DESCRIPTION OF THE TASK
Set the data down again, exactly as it reads, but without the pictures.

DATA SECTION
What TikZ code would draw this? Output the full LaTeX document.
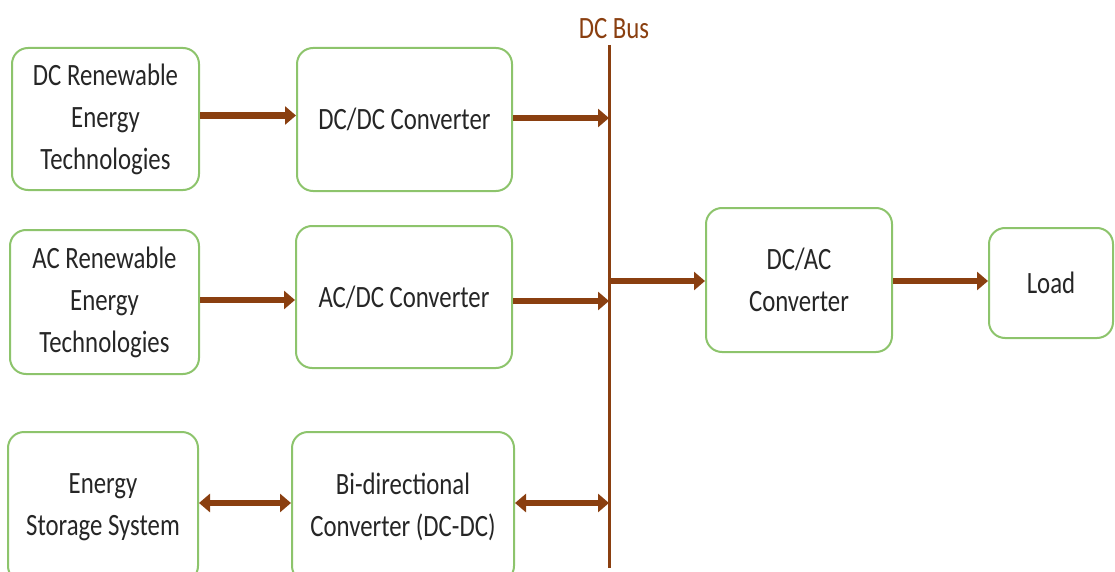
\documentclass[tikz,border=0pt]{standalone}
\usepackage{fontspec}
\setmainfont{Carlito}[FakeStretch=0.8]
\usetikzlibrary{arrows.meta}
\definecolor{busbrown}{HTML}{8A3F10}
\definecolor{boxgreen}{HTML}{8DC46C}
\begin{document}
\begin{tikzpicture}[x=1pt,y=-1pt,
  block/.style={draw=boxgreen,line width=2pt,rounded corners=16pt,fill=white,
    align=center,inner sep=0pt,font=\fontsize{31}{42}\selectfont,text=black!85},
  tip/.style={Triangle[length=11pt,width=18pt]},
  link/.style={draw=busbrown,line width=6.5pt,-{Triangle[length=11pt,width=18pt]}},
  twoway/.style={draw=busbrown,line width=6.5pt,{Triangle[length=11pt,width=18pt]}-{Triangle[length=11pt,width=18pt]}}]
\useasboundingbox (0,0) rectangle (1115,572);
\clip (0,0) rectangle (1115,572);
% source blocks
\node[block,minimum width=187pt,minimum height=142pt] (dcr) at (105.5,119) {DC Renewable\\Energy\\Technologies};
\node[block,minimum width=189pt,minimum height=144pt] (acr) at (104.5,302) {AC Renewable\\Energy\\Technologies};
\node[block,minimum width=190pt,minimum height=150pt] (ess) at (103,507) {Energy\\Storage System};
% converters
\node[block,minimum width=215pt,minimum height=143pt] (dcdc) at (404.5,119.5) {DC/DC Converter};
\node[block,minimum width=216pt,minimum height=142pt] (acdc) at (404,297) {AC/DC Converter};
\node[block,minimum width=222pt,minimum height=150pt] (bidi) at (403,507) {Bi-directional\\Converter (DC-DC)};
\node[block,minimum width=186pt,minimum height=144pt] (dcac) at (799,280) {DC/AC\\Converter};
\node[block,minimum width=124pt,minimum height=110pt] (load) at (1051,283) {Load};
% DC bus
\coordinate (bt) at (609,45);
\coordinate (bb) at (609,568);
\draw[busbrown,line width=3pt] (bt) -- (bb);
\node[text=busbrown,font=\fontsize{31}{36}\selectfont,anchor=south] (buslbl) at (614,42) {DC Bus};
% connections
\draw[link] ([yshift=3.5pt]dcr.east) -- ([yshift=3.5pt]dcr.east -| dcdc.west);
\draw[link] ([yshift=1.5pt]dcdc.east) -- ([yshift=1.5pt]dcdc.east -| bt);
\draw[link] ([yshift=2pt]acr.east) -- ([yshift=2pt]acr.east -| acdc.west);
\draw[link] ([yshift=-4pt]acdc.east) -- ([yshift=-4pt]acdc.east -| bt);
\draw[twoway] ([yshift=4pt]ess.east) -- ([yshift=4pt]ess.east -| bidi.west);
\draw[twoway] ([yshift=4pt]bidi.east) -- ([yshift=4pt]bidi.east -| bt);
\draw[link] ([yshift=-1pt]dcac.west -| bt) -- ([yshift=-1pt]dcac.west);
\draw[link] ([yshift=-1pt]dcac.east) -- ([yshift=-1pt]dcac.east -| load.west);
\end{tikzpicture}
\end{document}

RESPONSE TO THIS EXERCISE
What TikZ code would draw this? Output the full LaTeX document.
\documentclass[tikz,border=0pt]{standalone}
\usepackage{fontspec}
\setmainfont{Carlito}[FakeStretch=0.8]
\usetikzlibrary{arrows.meta}
\definecolor{busbrown}{HTML}{8A3F10}
\definecolor{boxgreen}{HTML}{8DC46C}
\begin{document}
\begin{tikzpicture}[x=1pt,y=-1pt,
  block/.style={draw=boxgreen,line width=2pt,rounded corners=16pt,fill=white,
    align=center,inner sep=0pt,font=\fontsize{31}{42}\selectfont,text=black!85},
  tip/.style={Triangle[length=11pt,width=18pt]},
  link/.style={draw=busbrown,line width=6.5pt,-{Triangle[length=11pt,width=18pt]}},
  twoway/.style={draw=busbrown,line width=6.5pt,{Triangle[length=11pt,width=18pt]}-{Triangle[length=11pt,width=18pt]}}]
\useasboundingbox (0,0) rectangle (1115,572);
\clip (0,0) rectangle (1115,572);
% source blocks
\node[block,minimum width=187pt,minimum height=142pt] (dcr) at (105.5,119) {DC Renewable\\Energy\\Technologies};
\node[block,minimum width=189pt,minimum height=144pt] (acr) at (104.5,302) {AC Renewable\\Energy\\Technologies};
\node[block,minimum width=190pt,minimum height=150pt] (ess) at (103,507) {Energy\\Storage System};
% converters
\node[block,minimum width=215pt,minimum height=143pt] (dcdc) at (404.5,119.5) {DC/DC Converter};
\node[block,minimum width=216pt,minimum height=142pt] (acdc) at (404,297) {AC/DC Converter};
\node[block,minimum width=222pt,minimum height=150pt] (bidi) at (403,507) {Bi-directional\\Converter (DC-DC)};
\node[block,minimum width=186pt,minimum height=144pt] (dcac) at (799,280) {DC/AC\\Converter};
\node[block,minimum width=124pt,minimum height=110pt] (load) at (1051,283) {Load};
% DC bus
\coordinate (bt) at (609,45);
\coordinate (bb) at (609,568);
\draw[busbrown,line width=3pt] (bt) -- (bb);
\node[text=busbrown,font=\fontsize{31}{36}\selectfont,anchor=south] (buslbl) at (614,42) {DC Bus};
% connections
\draw[link] ([yshift=3.5pt]dcr.east) -- ([yshift=3.5pt]dcr.east -| dcdc.west);
\draw[link] ([yshift=1.5pt]dcdc.east) -- ([yshift=1.5pt]dcdc.east -| bt);
\draw[link] ([yshift=2pt]acr.east) -- ([yshift=2pt]acr.east -| acdc.west);
\draw[link] ([yshift=-4pt]acdc.east) -- ([yshift=-4pt]acdc.east -| bt);
\draw[twoway] ([yshift=4pt]ess.east) -- ([yshift=4pt]ess.east -| bidi.west);
\draw[twoway] ([yshift=4pt]bidi.east) -- ([yshift=4pt]bidi.east -| bt);
\draw[link] ([yshift=-1pt]dcac.west -| bt) -- ([yshift=-1pt]dcac.west);
\draw[link] ([yshift=-1pt]dcac.east) -- ([yshift=-1pt]dcac.east -| load.west);
\end{tikzpicture}
\end{document}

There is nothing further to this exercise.